We exchange Yeats and Cummings poems, Variations by Elgar and Dinu Lipatti playing Bach. She stimulates a place within me, call it the "Lover Archetype," like the troubadours of medieval times, who pour out their love songs and poetry to the unattainable object of their affections -- the ones they never actually get to be with physically. The history of romantic love makes it clear that the insistence on combining these two energies--Eros and Agape-- into a single relationship of marriage is a relatively recent phenomenon, historically speaking, and if we go by the divorce rates, not a particularly successful one.

So is this okay or not, Dr. Laura? How about if I add that I've already told my wife everything, all of it, even shared some of the more risque and edgy emails, and that she appears to remain safe, secure and happy in our bond? She only mentioned, as an afterthought, that were I to actually act on any of this physically, I should do so only while reciting the following phrase to myself: "Meat cleaver to the back of the head. Meat cleaver to the back of the head." That's my wife for you. She has infinite room for me to be me, while making her boundaries pretty damn clear.

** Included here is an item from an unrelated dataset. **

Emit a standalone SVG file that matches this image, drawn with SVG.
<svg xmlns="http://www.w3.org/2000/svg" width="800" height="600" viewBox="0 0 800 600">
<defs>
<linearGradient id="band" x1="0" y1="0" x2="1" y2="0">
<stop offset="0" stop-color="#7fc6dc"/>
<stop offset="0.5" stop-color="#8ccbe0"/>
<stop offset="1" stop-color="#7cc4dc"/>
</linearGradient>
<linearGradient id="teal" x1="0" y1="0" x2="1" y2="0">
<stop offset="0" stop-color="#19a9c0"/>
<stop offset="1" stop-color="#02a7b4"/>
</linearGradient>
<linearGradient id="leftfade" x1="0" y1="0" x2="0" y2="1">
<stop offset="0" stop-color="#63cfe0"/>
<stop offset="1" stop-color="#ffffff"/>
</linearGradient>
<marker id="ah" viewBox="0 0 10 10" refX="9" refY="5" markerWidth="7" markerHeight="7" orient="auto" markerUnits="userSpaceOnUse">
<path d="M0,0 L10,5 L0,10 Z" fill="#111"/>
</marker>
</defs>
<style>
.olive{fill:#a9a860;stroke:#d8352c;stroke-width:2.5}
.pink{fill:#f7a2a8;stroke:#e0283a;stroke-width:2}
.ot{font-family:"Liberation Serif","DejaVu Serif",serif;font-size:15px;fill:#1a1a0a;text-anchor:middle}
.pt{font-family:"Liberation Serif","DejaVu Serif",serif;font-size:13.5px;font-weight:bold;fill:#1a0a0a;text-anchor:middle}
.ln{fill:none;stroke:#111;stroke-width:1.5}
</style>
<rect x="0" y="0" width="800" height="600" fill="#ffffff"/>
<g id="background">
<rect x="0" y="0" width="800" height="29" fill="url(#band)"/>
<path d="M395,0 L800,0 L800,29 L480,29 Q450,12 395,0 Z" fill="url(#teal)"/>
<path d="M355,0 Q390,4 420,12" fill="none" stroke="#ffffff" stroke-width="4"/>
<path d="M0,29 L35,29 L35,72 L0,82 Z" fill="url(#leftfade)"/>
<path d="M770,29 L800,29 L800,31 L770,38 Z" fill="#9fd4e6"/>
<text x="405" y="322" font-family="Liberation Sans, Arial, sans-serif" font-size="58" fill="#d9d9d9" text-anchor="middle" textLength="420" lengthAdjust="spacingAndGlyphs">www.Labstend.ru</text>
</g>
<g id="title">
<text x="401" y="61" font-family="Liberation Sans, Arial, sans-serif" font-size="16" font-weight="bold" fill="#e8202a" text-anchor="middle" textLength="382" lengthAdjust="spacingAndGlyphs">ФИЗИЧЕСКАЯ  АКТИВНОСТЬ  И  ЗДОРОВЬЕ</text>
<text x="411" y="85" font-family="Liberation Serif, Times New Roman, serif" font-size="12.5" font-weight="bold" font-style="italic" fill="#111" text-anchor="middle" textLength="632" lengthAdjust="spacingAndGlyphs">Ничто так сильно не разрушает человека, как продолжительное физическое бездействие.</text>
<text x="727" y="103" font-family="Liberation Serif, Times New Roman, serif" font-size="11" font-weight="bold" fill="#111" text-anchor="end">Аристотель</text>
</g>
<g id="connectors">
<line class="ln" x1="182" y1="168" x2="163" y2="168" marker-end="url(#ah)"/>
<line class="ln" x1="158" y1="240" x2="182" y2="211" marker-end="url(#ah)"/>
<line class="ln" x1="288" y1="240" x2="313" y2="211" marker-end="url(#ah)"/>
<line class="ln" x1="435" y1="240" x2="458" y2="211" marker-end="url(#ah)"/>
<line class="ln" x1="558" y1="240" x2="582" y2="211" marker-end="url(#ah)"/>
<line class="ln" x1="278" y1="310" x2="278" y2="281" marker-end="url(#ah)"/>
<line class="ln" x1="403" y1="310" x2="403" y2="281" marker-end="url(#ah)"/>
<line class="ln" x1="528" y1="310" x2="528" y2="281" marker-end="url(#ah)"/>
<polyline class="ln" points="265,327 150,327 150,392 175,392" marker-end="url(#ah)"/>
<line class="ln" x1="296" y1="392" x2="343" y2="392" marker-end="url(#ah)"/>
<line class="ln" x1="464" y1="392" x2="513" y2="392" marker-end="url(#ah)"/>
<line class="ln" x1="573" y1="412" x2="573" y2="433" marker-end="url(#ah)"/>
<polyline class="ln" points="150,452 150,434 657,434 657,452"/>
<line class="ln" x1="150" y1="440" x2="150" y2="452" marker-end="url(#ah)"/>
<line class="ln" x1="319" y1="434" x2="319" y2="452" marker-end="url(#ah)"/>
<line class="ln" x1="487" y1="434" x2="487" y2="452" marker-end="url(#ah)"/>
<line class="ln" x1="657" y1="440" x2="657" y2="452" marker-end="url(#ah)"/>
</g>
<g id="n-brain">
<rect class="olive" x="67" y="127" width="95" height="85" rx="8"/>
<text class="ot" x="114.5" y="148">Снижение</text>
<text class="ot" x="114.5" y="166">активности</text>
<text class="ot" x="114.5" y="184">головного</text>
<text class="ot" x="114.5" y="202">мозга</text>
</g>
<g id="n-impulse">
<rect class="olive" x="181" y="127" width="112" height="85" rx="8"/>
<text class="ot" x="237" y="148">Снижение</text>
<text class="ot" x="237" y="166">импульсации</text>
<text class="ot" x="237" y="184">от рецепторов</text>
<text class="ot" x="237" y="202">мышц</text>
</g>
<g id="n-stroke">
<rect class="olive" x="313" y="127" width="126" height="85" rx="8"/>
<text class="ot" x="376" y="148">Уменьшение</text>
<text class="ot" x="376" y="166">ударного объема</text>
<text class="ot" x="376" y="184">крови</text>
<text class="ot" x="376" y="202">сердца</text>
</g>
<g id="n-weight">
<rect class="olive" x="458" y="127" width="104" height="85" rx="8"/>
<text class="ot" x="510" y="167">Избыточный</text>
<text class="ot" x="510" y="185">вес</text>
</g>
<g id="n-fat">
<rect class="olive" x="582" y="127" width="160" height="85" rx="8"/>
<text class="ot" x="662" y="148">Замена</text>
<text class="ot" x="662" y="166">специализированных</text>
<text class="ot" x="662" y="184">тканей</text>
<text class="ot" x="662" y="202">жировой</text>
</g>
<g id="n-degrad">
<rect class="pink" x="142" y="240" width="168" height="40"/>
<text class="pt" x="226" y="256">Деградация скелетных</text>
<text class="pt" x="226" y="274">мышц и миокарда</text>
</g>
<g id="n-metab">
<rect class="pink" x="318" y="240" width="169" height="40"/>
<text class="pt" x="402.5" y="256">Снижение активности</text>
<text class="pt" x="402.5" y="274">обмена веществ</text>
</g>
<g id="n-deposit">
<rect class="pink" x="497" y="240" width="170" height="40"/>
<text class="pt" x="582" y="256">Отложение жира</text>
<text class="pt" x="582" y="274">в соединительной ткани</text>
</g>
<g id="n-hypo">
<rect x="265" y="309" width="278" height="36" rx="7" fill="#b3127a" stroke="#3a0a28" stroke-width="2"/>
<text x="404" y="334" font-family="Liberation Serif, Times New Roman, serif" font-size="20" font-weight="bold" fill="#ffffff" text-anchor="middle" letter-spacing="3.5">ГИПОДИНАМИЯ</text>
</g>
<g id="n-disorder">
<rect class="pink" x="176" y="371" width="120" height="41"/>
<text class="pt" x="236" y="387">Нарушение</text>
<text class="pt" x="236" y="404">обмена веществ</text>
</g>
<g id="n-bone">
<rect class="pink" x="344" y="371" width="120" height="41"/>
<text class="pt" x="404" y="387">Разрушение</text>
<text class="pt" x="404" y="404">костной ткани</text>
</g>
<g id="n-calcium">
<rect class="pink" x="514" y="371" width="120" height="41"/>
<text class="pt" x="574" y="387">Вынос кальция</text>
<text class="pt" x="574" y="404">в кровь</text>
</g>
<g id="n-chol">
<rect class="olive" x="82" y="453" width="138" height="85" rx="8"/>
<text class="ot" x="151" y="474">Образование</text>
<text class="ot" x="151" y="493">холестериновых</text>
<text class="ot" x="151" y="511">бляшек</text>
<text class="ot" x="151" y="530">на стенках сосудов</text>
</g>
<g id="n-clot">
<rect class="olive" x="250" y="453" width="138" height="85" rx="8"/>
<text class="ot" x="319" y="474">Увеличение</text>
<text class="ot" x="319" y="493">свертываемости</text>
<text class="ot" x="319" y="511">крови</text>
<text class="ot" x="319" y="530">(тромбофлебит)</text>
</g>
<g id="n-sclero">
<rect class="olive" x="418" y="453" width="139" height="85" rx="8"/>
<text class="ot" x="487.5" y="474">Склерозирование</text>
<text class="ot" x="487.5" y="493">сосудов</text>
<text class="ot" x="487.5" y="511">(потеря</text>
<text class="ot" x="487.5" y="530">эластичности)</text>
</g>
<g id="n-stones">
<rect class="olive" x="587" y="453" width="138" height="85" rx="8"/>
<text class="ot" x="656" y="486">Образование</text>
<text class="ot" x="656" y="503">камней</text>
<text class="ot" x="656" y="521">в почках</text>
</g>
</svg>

Do I get the go ahead Dr. Laura? Phil, my man? Can I continue to explore a connection with someone while remaining true and faithful to my wife? Don't all men need this? Or is it true, as I can imagine you responding, that we're all just big babies in arrested development, and it's high time we turned off the Internet porn, stopped messing around with cyber-penpals-in-heat, and took responsibility for being real men and real husbands?

The only problem being, I've never been either, and that's the guy my wife loves, adores and married. I have a feeling that instead of addressing myself to Dr.'s Laura and Phil, I should have been writing all this to D.H. Lawrence. He'd know what to do:

If you copulate with the finest woman on earth
there's no relief, only a moment's sullen respite.

You're a caged monkey again in five minutes.
Therefore be prepared to tackle the cage.